- _To do_: Find each line with the string "chart" and report it.

>> Start Data shown

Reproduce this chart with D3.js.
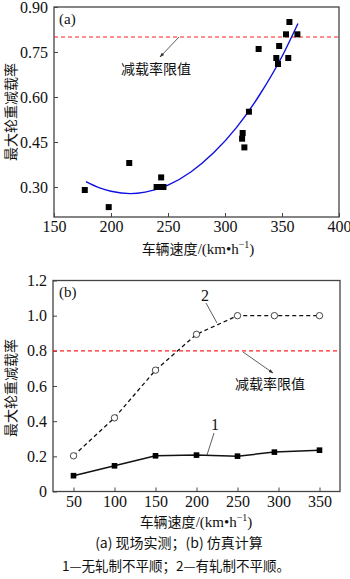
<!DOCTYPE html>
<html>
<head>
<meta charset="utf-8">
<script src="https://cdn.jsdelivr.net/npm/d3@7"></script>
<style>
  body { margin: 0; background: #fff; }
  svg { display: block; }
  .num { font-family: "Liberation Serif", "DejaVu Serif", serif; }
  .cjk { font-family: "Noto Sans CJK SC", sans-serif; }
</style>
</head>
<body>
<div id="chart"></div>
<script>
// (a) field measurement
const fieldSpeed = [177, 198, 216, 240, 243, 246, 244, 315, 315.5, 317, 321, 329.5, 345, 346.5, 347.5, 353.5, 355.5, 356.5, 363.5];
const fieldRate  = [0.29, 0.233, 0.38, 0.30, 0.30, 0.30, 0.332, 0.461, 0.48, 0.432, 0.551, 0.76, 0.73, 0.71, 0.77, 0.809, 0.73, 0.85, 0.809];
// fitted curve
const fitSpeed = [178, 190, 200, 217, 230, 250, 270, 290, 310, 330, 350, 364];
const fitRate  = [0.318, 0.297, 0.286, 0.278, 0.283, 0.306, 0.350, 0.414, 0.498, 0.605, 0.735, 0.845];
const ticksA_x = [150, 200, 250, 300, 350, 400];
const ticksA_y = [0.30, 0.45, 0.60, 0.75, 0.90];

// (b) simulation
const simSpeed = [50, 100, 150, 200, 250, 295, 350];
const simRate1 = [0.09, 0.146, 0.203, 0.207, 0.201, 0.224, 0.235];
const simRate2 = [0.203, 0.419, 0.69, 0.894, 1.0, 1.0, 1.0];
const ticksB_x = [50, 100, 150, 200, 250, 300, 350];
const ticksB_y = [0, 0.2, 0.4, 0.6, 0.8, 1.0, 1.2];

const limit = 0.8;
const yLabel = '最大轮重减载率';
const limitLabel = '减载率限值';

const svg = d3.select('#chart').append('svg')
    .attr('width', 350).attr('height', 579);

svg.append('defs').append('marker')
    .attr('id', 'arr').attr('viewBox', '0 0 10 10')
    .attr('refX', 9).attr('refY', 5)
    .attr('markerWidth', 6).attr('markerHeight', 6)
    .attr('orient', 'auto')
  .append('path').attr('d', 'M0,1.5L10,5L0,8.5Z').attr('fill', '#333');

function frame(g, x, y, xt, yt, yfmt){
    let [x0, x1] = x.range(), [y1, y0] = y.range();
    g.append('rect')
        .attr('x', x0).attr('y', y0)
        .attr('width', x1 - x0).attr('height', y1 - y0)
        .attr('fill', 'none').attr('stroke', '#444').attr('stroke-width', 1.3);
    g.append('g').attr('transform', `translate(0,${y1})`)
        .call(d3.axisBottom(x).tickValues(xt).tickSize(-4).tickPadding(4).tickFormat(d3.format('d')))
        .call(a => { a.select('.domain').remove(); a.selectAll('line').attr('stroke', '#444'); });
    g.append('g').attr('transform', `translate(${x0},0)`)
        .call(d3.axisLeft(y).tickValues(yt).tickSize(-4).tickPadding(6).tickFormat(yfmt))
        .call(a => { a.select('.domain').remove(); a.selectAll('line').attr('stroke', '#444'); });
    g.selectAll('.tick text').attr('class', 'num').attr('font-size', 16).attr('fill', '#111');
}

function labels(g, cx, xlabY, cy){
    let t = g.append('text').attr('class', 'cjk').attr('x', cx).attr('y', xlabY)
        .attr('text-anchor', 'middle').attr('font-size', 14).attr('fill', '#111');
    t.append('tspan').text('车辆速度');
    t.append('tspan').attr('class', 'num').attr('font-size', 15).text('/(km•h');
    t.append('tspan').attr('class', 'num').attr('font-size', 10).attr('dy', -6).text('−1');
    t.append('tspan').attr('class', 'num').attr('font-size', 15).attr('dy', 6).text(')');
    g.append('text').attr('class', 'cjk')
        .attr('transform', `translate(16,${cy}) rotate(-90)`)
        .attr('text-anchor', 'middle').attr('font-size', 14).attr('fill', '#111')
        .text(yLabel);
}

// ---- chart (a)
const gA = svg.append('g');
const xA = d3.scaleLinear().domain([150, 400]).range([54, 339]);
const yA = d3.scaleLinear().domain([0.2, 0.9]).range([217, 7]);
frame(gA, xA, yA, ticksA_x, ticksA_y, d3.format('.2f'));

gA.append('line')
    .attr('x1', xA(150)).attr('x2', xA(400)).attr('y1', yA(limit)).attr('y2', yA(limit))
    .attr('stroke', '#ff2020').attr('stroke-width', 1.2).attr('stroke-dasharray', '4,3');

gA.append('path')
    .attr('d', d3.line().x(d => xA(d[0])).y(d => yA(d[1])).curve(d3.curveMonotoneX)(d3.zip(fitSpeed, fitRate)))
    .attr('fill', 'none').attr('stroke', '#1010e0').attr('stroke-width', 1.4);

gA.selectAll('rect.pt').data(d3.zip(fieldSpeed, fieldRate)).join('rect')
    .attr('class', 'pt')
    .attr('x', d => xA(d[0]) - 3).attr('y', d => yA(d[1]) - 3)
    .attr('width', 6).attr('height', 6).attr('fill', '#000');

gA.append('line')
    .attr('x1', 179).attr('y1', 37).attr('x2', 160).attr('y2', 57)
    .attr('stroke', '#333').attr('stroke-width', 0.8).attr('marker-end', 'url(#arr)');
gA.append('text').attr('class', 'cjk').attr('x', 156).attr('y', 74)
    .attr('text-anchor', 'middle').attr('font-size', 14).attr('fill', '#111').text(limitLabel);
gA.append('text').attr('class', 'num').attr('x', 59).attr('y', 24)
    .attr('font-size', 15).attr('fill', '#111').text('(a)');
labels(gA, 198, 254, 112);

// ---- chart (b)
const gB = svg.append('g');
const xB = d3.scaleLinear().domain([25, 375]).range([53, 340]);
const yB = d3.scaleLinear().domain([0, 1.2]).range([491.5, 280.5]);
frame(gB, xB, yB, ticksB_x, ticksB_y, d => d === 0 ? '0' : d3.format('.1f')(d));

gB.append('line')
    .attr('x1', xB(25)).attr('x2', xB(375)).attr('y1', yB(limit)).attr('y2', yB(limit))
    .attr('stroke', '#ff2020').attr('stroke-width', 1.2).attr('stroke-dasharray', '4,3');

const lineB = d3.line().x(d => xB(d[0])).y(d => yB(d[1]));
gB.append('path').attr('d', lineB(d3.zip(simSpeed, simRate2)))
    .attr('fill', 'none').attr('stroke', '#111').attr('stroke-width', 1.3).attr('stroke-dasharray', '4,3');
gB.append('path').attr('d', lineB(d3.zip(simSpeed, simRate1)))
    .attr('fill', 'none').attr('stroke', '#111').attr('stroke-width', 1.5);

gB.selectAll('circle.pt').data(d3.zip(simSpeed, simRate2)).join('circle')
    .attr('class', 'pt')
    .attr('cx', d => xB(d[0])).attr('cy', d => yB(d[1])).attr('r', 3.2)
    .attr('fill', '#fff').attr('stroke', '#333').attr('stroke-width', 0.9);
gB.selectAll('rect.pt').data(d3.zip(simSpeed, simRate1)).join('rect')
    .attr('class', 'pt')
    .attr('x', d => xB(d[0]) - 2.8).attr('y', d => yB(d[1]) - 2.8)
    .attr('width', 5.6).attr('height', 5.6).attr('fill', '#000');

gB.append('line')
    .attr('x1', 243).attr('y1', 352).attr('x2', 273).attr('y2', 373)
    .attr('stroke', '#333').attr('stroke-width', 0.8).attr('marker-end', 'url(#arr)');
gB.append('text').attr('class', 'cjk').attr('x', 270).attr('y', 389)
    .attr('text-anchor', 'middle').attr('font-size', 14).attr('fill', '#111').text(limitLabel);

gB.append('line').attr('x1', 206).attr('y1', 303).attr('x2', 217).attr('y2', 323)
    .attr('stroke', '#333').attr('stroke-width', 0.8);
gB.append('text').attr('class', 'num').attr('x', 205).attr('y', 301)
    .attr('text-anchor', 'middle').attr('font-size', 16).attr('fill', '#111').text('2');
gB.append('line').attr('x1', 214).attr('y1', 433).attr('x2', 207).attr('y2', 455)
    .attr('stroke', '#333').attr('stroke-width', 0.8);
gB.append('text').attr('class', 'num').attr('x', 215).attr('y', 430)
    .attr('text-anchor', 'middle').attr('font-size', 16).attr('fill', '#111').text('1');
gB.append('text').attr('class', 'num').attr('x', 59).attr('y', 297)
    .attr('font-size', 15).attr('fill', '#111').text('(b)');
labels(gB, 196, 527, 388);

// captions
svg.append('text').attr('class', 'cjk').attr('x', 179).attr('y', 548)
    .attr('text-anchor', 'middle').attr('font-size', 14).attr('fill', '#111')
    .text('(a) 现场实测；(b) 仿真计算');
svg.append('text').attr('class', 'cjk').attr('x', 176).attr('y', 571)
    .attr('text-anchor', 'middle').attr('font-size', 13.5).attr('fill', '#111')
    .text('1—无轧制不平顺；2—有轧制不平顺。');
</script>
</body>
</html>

>> End Data shown

- _Task result_:
Reproduce this chart with D3.js.
<div id="chart"></div>
const svg = d3.select('#chart').append('svg')
// ---- chart (a)
// ---- chart (b)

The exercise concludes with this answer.